Blockchain analytics firm Chainalysis notes that on June 11, 2026, law enforcement agencies from multiple countries disrupted a sophisticated cryptocurrency laundering service known as AudiA6. This platform had become a key resource for cybercriminals, particularly those involved in ransomware campaigns and digital asset thefts. The operation highlights growing collaboration between public authorities and blockchain intelligence firms in combating illicit financial flows in the digital economy.
Led by the US Department of Justice and Secret Service, alongside Europol and other partners, the coordinated raid resulted in the arrest of two primary operators in the Republic of Georgia.
The suspects—a 37-year-old Ukrainian citizen and a 25-year-old Russian national—face charges related to managing the laundering network.
Officials also seized control of associated websites and infrastructure, replacing them with official notices, while dismantling numerous servers and domains in the United States and across Europe.
AudiA6 functioned as a professional “mixer-as-a-service,” allowing clients to deposit illicit cryptocurrency and receive cleaned funds in return for a fee ranging from 3 to 10 percent.
Blockchain tracing revealed that the service had handled roughly 10,333 bitcoin since its emergence around 2021, equivalent to approximately $389 million based on historical prices.
A substantial portion of these inflows— at least 393 BTC worth over $19 million historically—could be directly linked to ransomware groups, underground marketplaces, and other illegal activities.
The service maintained close ties to Dark2Web, a clandestine online forum that served as a hub for ransomware operators, hackers, and other threat actors.
Administrators of AudiA6 reportedly ran this forum, using it to promote their laundering capabilities and connect with potential users.
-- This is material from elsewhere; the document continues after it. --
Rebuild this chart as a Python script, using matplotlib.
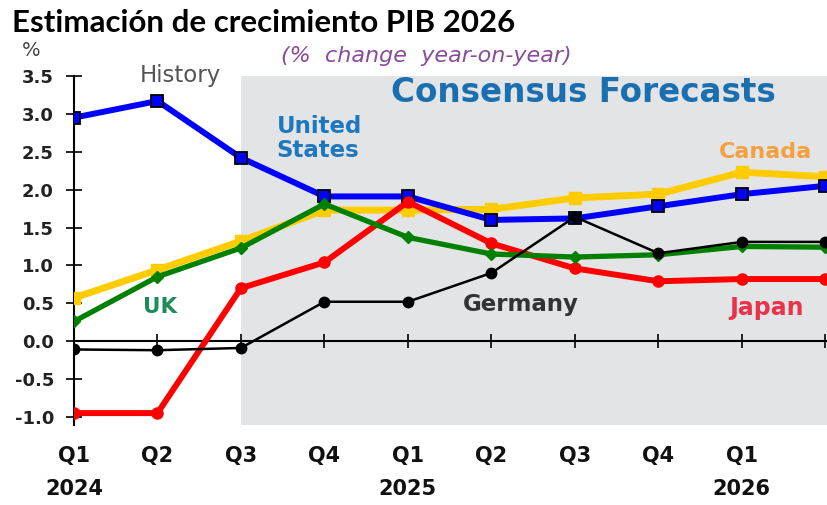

Dark2Web facilitated networking and transactions within the cybercrime community, including links to Russian-language darknet platforms like Exploit.in.
By integrating the forum with the laundering pipeline, operators provided end-to-end support for criminals seeking to cash out stolen assets without immediate detection.
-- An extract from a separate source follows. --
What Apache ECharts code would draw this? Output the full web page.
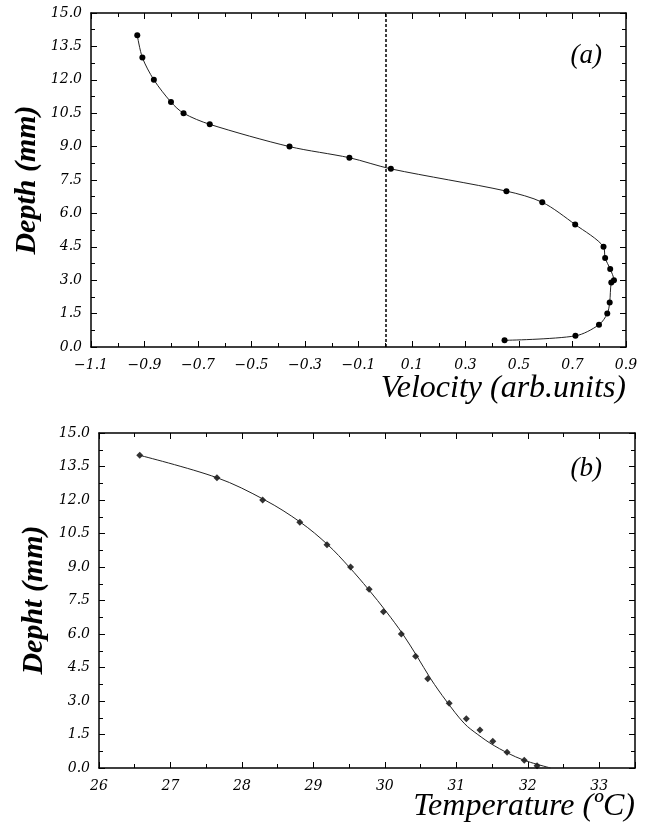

At the core of AudiA6’s operations was an extensive network of over 6,000 KYC-verified money mule accounts on legitimate exchanges.
Criminals would send stolen funds to controlled wallets, after which the service would distribute and layer the assets through these fraudulent accounts.
This process typically allowed “clean” cryptocurrency to be returned to clients within about an hour.
The approach exploited centralized platforms while breaking the traceable chain on the blockchain.
Authorities noted direct connections between the network and sanctioned Russian exchanges such as Bitzlato and Garantex, underscoring its role in supporting Eastern European cybercrime rings.
This takedown echoes previous actions against similar services, such as the 2024 sanctions and seizures involving Cryptex and related platforms.
Such disruptions send ripples through the underground economy, forcing actors to seek new, often less reliable alternatives.
For cryptocurrency businesses and compliance professionals, the case emphasizes persistent risks from large-scale identity fraud and money mule schemes.
Virtual asset service providers are urged to strengthen ongoing transaction monitoring beyond initial customer checks, watching for patterns like sudden inflows from unhosted wallets followed by quick withdrawals.
Europol has shared specific domains used in account registrations, encouraging platforms to review and act on potential exposures.
The latest AudiA6 operation represents a meaningful blow to the financial infrastructure sustaining global cybercrime. Chainalysis has now concluded that as authorities and industry partners continue to share intelligence and leverage blockchain analytics, these collaborative efforts are now expected to raise the operational costs and risks for bad actors.